The podcast asked us to take the time to actually write down the ‘brake’ thoughts, and for once, I obeyed instructions and actually did it. Take a look at the diagram below. These are thoughts that are regularly, and I mean regularly going through my head. Do you recognise any similar ones that swirl around in your head when you’re doing something that means a lot to you?
The meaning of a lot of my thoughts above is fairly obvious, albeit damaging. But here’s what some of the more insidious, harmless sounding statements actually mean.
This is just a hobby. By saying this, I’m telling myself and everyone else that the outcome of what I’m doing doesn’t matter. But it does. It’s not a hobby. I’ve not seen many people devote up to ten hours a day five or six days a week to their hobby, no matter how much fun they think their hobby is.
Money isn’t everything. Of course it isn’t.

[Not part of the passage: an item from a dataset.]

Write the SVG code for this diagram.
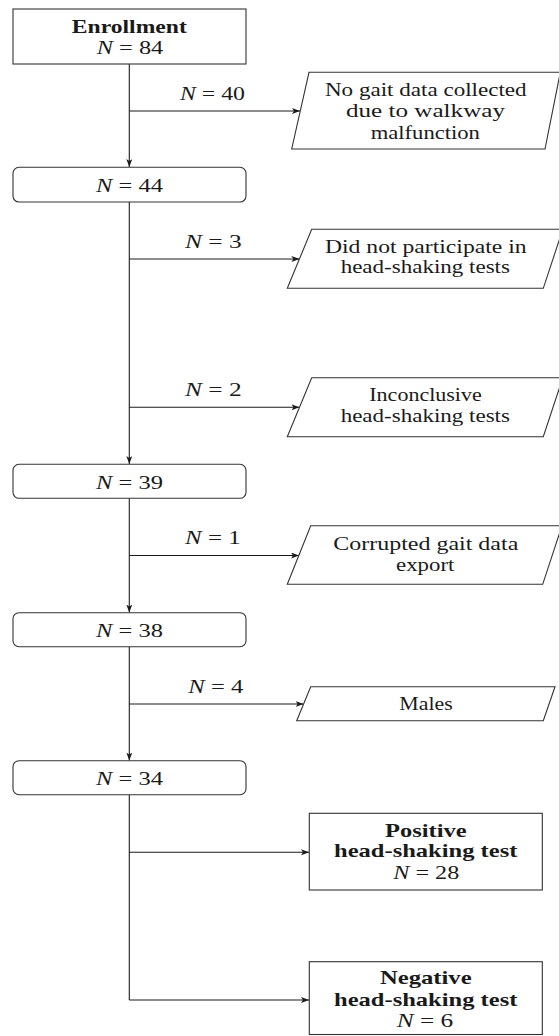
<svg xmlns="http://www.w3.org/2000/svg" width="559" height="1036" viewBox="0 0 559 1036">
<style>
text{font-family:"Liberation Serif","Times New Roman",serif;font-size:19px;fill:#1a1a1a;text-anchor:middle}
.b{font-weight:bold}
.m tspan.i{font-style:italic}
.box{fill:#fff;stroke:#333;stroke-width:1.1}
.con{fill:none;stroke:#1a1a1a;stroke-width:1.1}
</style>
<defs>
<marker id="ah" viewBox="0 0 8 6" refX="8" refY="3" markerWidth="8" markerHeight="6" markerUnits="userSpaceOnUse" orient="auto">
<path d="M0,0 L8,3 L0,6 L2,3 z" fill="#1a1a1a"/>
</marker>
</defs>
<rect width="559" height="1036" fill="#fff"/>
<g id="connectors">
<path class="con" d="M129.3,64 V167" marker-end="url(#ah)"/>
<path class="con" d="M129.3,111 H300" marker-end="url(#ah)"/>
<path class="con" d="M129.3,202 V464" marker-end="url(#ah)"/>
<path class="con" d="M129.3,259 H299.4" marker-end="url(#ah)"/>
<path class="con" d="M129.3,407.3 H299.5" marker-end="url(#ah)"/>
<path class="con" d="M129.3,498.3 V612.5" marker-end="url(#ah)"/>
<path class="con" d="M129.3,555.5 H299" marker-end="url(#ah)"/>
<path class="con" d="M129.3,646.7 V760.5" marker-end="url(#ah)"/>
<path class="con" d="M129.3,704 H303.6" marker-end="url(#ah)"/>
<path class="con" d="M129.3,794.7 V1000"/>
<path class="con" d="M129.3,852.3 H309" marker-end="url(#ah)"/>
<path class="con" d="M129.3,1000 H309" marker-end="url(#ah)"/>
<text class="m" x="212.5" y="100" textLength="65" lengthAdjust="spacingAndGlyphs"><tspan class="i">N</tspan> = 40</text>
<text class="m" x="213.3" y="248.3" textLength="56.7" lengthAdjust="spacingAndGlyphs"><tspan class="i">N</tspan> = 3</text>
<text class="m" x="213.3" y="396" textLength="56.7" lengthAdjust="spacingAndGlyphs"><tspan class="i">N</tspan> = 2</text>
<text class="m" x="212.9" y="544" textLength="55.7" lengthAdjust="spacingAndGlyphs"><tspan class="i">N</tspan> = 1</text>
<text class="m" x="215.8" y="692.7" textLength="55" lengthAdjust="spacingAndGlyphs"><tspan class="i">N</tspan> = 4</text>
</g>
<g id="enrollment">
<rect class="box" x="13" y="9" width="233" height="55"/>
<text class="b" x="129.3" y="32.5" textLength="115" lengthAdjust="spacingAndGlyphs">Enrollment</text>
<text class="m" x="130" y="54" textLength="66.6" lengthAdjust="spacingAndGlyphs"><tspan class="i">N</tspan> = 84</text>
</g>
<g id="n44">
<rect class="box" x="13" y="167.3" width="233" height="34.7" rx="6"/>
<text class="m" x="129.5" y="191.5" textLength="67" lengthAdjust="spacingAndGlyphs"><tspan class="i">N</tspan> = 44</text>
</g>
<g id="n39">
<rect class="box" x="13" y="464.3" width="233" height="34" rx="6"/>
<text class="m" x="129.5" y="488.5" textLength="67" lengthAdjust="spacingAndGlyphs"><tspan class="i">N</tspan> = 39</text>
</g>
<g id="n38">
<rect class="box" x="13" y="612.7" width="233" height="34" rx="6"/>
<text class="m" x="129.5" y="636.7" textLength="67" lengthAdjust="spacingAndGlyphs"><tspan class="i">N</tspan> = 38</text>
</g>
<g id="n34">
<rect class="box" x="13" y="760.7" width="233" height="34" rx="6"/>
<text class="m" x="129.5" y="785" textLength="67" lengthAdjust="spacingAndGlyphs"><tspan class="i">N</tspan> = 34</text>
</g>
<g id="nogait">
<polygon class="box" points="309,72.3 560.3,72.3 545,149 291.7,149"/>
<text x="425.8" y="96" textLength="201.7" lengthAdjust="spacingAndGlyphs">No gait data collected</text>
<text x="425.5" y="117.3" textLength="159" lengthAdjust="spacingAndGlyphs">due to walkway</text>
<text x="425.3" y="138.5" textLength="109.3" lengthAdjust="spacingAndGlyphs">malfunction</text>
</g>
<g id="noparticipate">
<polygon class="box" points="311.7,229.3 562.8,229.3 543.3,288.3 287.3,288.3"/>
<text x="425.8" y="252.7" textLength="201.7" lengthAdjust="spacingAndGlyphs">Did not participate in</text>
<text x="425.3" y="273.3" textLength="169.3" lengthAdjust="spacingAndGlyphs">head-shaking tests</text>
</g>
<g id="inconclusive">
<polygon class="box" points="311.7,377.7 562.8,377.7 543.3,436.7 287.3,436.7"/>
<text x="425.5" y="401" textLength="112.4" lengthAdjust="spacingAndGlyphs">Inconclusive</text>
<text x="425.3" y="421.7" textLength="169.3" lengthAdjust="spacingAndGlyphs">head-shaking tests</text>
</g>
<g id="corrupted">
<polygon class="box" points="310.7,525.7 562,525.7 542.7,584.3 287.3,584.3"/>
<text x="425.8" y="550" textLength="185" lengthAdjust="spacingAndGlyphs">Corrupted gait data</text>
<text x="425.2" y="571" textLength="58.3" lengthAdjust="spacingAndGlyphs">export</text>
</g>
<g id="males">
<polygon class="box" points="310.7,686.7 555,686.7 543.3,720.7 296.7,720.7"/>
<text x="426" y="710" textLength="53.4" lengthAdjust="spacingAndGlyphs">Males</text>
</g>
<g id="positive">
<rect class="box" x="309.3" y="813.3" width="233" height="76.7"/>
<text class="b" x="425.8" y="836.7" textLength="81.7" lengthAdjust="spacingAndGlyphs">Positive</text>
<text class="b" x="425.7" y="857.3" textLength="183.3" lengthAdjust="spacingAndGlyphs">head-shaking test</text>
<text class="m" x="426.3" y="879.3" textLength="66" lengthAdjust="spacingAndGlyphs"><tspan class="i">N</tspan> = 28</text>
</g>
<g id="negative">
<rect class="box" x="309.3" y="961.7" width="233" height="72.8"/>
<text class="b" x="425.8" y="984" textLength="91.7" lengthAdjust="spacingAndGlyphs">Negative</text>
<text class="b" x="425.7" y="1006" textLength="183.3" lengthAdjust="spacingAndGlyphs">head-shaking test</text>
<text class="m" x="425" y="1027.3" textLength="56.6" lengthAdjust="spacingAndGlyphs"><tspan class="i">N</tspan> = 6</text>
</g>
</svg>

I know that, and so do you. But by telling myself this, what I’m doing is giving myself permission to not make any money; to undercharge; to give freebies away. But actually money in this case is more important than ever, because I’ve pledged to give a fair chunk of it to those who need it more than I do. I have to get the notion that making money is being greedy out of my head.
It takes forever to create a successful business. Without a doubt this is true. But instead of using it to reassure myself when things are moving slowly, by telling myself this all the time, what I’m really saying is that I don’t expect to see success anytime soon. If I’m not even looking for the light at the end of the tunnel, how will I ever see it?
And the most dangerous one of all? I’ll just tell people I’m retired. Really? So I won't even acknowledge that I'm working on this? That’s just an excuse so I don’t have to explain to anyone if it doesn’t work out. Well you know what? Retired folk don’t create websites, write blogs, make jewellery and take photographs. They don’t spend hours learning new skills, getting out of their comfort zone and thinking about what their new product range should be. And they certainly don’t make applications to the Small Biz 100.
So I decided to grab the bull by the horns and follow through with the podcast’s advice. I wrote down all these thoughts, and then, objectively, against each one, wrote a counterargument. And I go back to what I’ve written every so often. So I’ve tried my best to lift my foot off that brake.
And I know it's working because I can feel the difference in me. Don't get me wrong. I'll never be in any danger of becoming over-confident. Nor could I ever become part of the “Fake it till you make it” brigade; I find that artificial, and anyway, it’s just not me. But I am now happy to say “This is what I do,” to anyone who will listen. And I’m sure it will make others believe in Halo that little bit more. After all, if you want others to believe in you, you need to believe in yourself first, right? I’ll end on a quote by Henry Ford – “Whether you think you can, or you think you can’t, you’re right.”